LONDON (AP) — Global stock markets were lackluster Tuesday as traders awaited a raft of major economic news later in the week that includes the latest policy meeting of the European Central Bank and the U.S. nonfarm payrolls report for May.
Expectations are growing that the ECB will announce a further stimulus for the 18-country eurozone economy. Figures earlier showed that inflation in the eurozone fell to 0.5 percent in the year to May. That's way down on the ECB's target of just below 2 percent. Analysts expect the ECB to cut interest rates and possibly take further measures in an attempt to get inflation back to target.

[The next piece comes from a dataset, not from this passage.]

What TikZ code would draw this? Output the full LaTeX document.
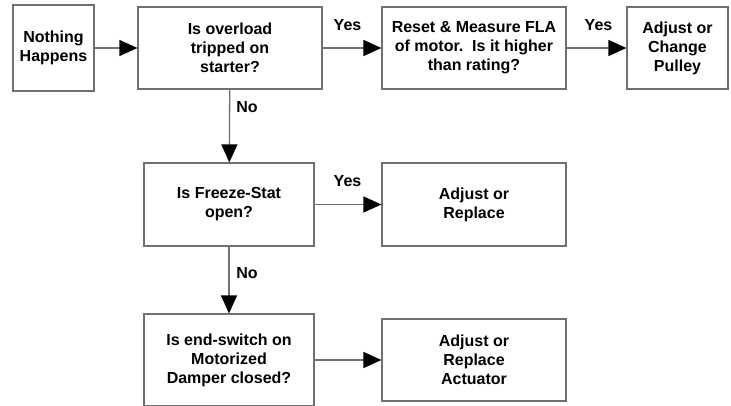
\documentclass[tikz,border=0pt]{standalone}
\usepackage{fontspec}
\setmainfont{Liberation Sans}
\usetikzlibrary{arrows.meta}
\definecolor{linegray}{HTML}{707070}
\begin{document}
\begin{tikzpicture}[x=1pt,y=-1pt,
  box/.style={draw=linegray,line width=1.2pt,fill=white,inner sep=0pt,align=center,
    font=\fontsize{16}{19}\selectfont\bfseries},
  conn/.style={draw=linegray,line width=1.3pt,-{Triangle[length=18pt,width=16pt,color=black]}},
  lbl/.style={font=\fontsize{16}{19}\selectfont\bfseries,inner sep=0pt}]
\clip (0,0) rectangle (731,405);
\fill[white] (0,0) rectangle (731,405);
\node[box,minimum width=81pt,minimum height=86pt] (nh) at (53.5,48) {Nothing\\Happens};
\node[box,minimum width=184pt,minimum height=82pt] (ov) at (230,48) {Is overload\\tripped on\\starter?};
\node[box,minimum width=184pt,minimum height=82pt] (rs) at (474,48) {Reset \& Measure FLA\\of motor.\ \ Is it higher\\than rating?};
\node[box,minimum width=101pt,minimum height=82pt] (pu) at (677.5,48) {Adjust or\\Change\\Pulley};
\node[box,minimum width=170pt,minimum height=83pt] (fs) at (229,204.5) {Is Freeze-Stat\\open?};
\node[box,minimum width=184pt,minimum height=83pt] (ar) at (474,204.5) {Adjust or\\Replace};
\node[box,minimum width=170pt,minimum height=92pt] (es) at (229,360) {Is end-switch on\\Motorized\\Damper closed?};
\node[box,minimum width=184pt,minimum height=82pt] (ac) at (474,360) {Adjust or\\Replace\\Actuator};
\draw[conn] (nh) -- (ov);
\draw[conn] (ov) -- (rs);
\draw[conn] (rs) -- (pu);
\draw[conn] (ov) -- (fs);
\draw[conn] (fs) -- (ar);
\draw[conn] (fs) -- (es);
\draw[conn] (es) -- (ac);
\node[lbl] (y1) at (347.5,25) {Yes};
\node[lbl] (y2) at (598.5,25) {Yes};
\node[lbl] (n1) at (247,107) {No};
\node[lbl] (y3) at (347.5,181) {Yes};
\node[lbl] (n2) at (247,273) {No};
\end{tikzpicture}
\end{document}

The fear among policymakers is that the eurozone may be heading toward an outright fall in prices that can dent growth by making consumers reluctant to spend as they anticipate cheaper bargains, and businesses to fail to innovate and invest.
"The latest data add to concerns that the region's feeble economic recovery is not strong enough to end the disinflationary forces in the region and will increase the pressure on the ECB to take decisive action later this week," said Ben May, an economist at Oxford Economics.
In Europe, Germany's DAX closed down 0.3 percent at 9,919.74 while the CAC-40 in France also fell 0.3 percent to 4,503.69. The FTSE 100 index of leading British shares, meanwhile, ended 0.4 percent lower at 6,836.30.
The euro was fairly steady, trading 0.2 percent higher on the day at $1.3625.
In the U.S., the main stock indexes came off after hitting record highs for the second straight day. The Dow Jones industrial average was down 0.3 percent at 16,701 while the broader S&P 500 index fell the same rate to 1,919. Traders in the U.S. are keenly awaiting Friday's jobs data to see if it may prompt a change in the Federal Reserve's current monetary policy stance.
Earlier in Asia, stocks closed mostly higher after a second Chinese manufacturing survey suggested the slowdown in the world's No. 2 economy is stabilizing.
The HSBC index, which is based on a survey of factory purchasing managers, climbed to 49.4 last month from 48.1 in April. The index uses a 100-point scale on which numbers above 50 indicate expansion. The number was weaker than 49.7 in a preliminary version of the survey because of a revision to stocks of finished goods.
Japan's Nikkei 225, the regional heavyweight, rose 0.7 percent to 15,034.25. Japanese shares have been boosted recently by renewed weakness in the yen and expectations the country's giant government pension fund will increase its holdings of shares at the expense of bonds.